Now, one might expect that given the insanity of its founder and its adoption by Nazis, this nineteenth century European philosophy would have a hard time infiltrating the sunnier optimistic climes of America. But unfortunately, that’s exactly what has happened – though in many ways anonymously, and stripped of much of its intellectual baggage. What has survived the transplant into America is one thing: the emphasis on the will to power, that an individual has the right, and the duty, of self-promotion and self-assertion, and that humility is nothing but phoniness and weakness for wimps and hypocrites. And this could only have happened in a cultural situation which has forgotten, rejected, spurned, turned from God, where faith in a universal justice has become non-existent, where there is only this life, here and now, and the choices we make to maximize our enjoyment of it. Pride is the virtue of the godless, humility is seen as a virtue only for the weak. And as we veer headlong into this Nietzschean abyss, I for one want to cry out the words of Isaiah: “Woe to those who call evil good and good evil, who put darkness for light and light for darkness, who put bitter for sweet and sweet for bitter.” Woe to the society which brazenly scorns the word of God which was the source of its founding principles and the comfort of its fathers!

But the antidote to pride is the cultivation of pride’s opposite, humility, the openness, the receptivity to grace. Humility rejects the delusion of pride and its idol, the self, that the world is a sort of pantheistic market of choices, and that the goal in life is to pick and choose and grab and lay hold of all those things you desire, and opens itself to a higher reality, the reality of God calling us from beyond the horizon of the foreseeable, toward a future which we couldn’t otherwise even imagine, calling us to orient ourselves and chart a course in that futureward direction. Humility is the acknowledgement and affirmation and acceptance of what we really are in light of what God really is. And pride can rant and rave all it wants about our grandeur and importance and sufficiency and about how great we are at this and that, but all that posturing and preening doesn’t make it so. Humility is nothing else than the emptying of the trash of delusion which fills our spiritual bin, the throwing out of pride and the clearing the deck for grace. Listen to what T.S. Eliot had to say about humility in one of my favorite poems, “East Coker,” from The Four Quartets:

The only wisdom we can hope to acquire Is the wisdom of humility: humility is endless.

Wisdom is the stance which opens the way to coming into wisdom, and wisdom teaches us in turn to abide in humility. Why? Because God’s work in us is not a one-time thing requiring humility up front, only to allow the return of pride. God is transforming us in stages all the way to glory, as he prepares us for everlasting life in his presence, and to transform us we’ve got to keep throwing out the trash! (Story of Frontier House.)
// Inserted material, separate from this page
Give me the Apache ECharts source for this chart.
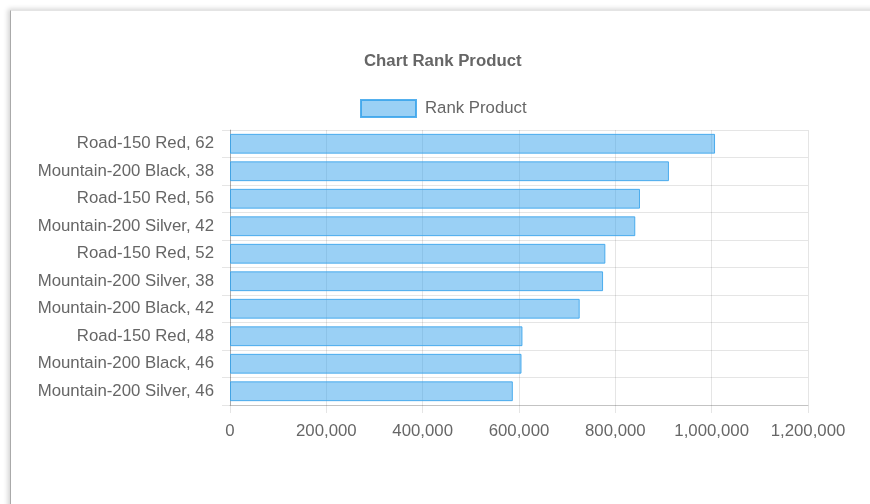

How then do we respond when the culture at large embraces a God-defying and insane philosophy which makes a virtue of pride and a vice of humility? We uphold, we proclaim the gospel, which confronts them with the truth of their condition – that despite the ravings of their pride, the reality is that they are sinners in need of God’s grace; that despite their arrogance in saying that they’re strong and healthy and don’t need such a thing, that indeed though their pride insists otherwise, and tells them they are free, they are not free, but are in bondage to the compulsions and proclivities of their own sinfulness. We, all of us, are sinners; we, all of us, need God’s grace; we, all of us, need to purge the blinding folly of pride, by which we tell ourselves that we’ve got all we need, when in fact, absent God’s grace, we’re wretched, pitiful, poor, blind, and naked. Scorn it, scoff at it, mock it, ignore it, deny it, but it’s true. And, fellas, if we don’t proclaim this truth, who will? And if they don’t hear this truth, then how can they be saved from their delusions…? As Paul writes, “How, then, can they call on the one they have not believed in? And how can they believe in the one of whom they have not heard? And how can they hear without someone preaching to them?” Amen!

But! It’s not just “them,” those guys, the non-Christians, who need to hear the gospel. We do, too, even after we’ve been saved, and we need to continue to be in a stance ready to receive it, ready to be transformed by the operations of God’s love. The danger for us is especially acute, because if Christians fall into pride – having been inoculated, as it were, by an initial encounter with humility in our need of God’s grace that we now assume no longer applies, we become bullies and legalists, we become Pharisees. Humility is the stance of openness to being transformed by God, and it is the direct opposite of, and it is in fact the antidote to, pride.

So, in conclusion: how are we to counter the pride we encounter in the world – that is, in the world in its rebellion against its creator? We uphold and proclaim the gospel of Christ! And how are we to counter the pride we continually discover and uncover in ourselves? We uphold and proclaim the gospel of Christ! And all the while, we pour the water of thankfulness on our souls – a water of gratefulness which extinguishes the fire of pride even as it nourishes the root of humility.

Finally, rejoice in the Lord! Rejoice in that you’ve been blessed by your need of him. Rejoice in all the blessings of his grace which he has lavished on you. And abide in the wisdom which comes from humility, which is the wisdom that leads to more humility, as God transforms us needy sinners into saints perfected for glory.

Amen!


ENDNOTES:

1   This paper was originally delivered as a lecture by Jules Grisham at Fourth Presbyterian Church in Bethesda, Maryland, 2004.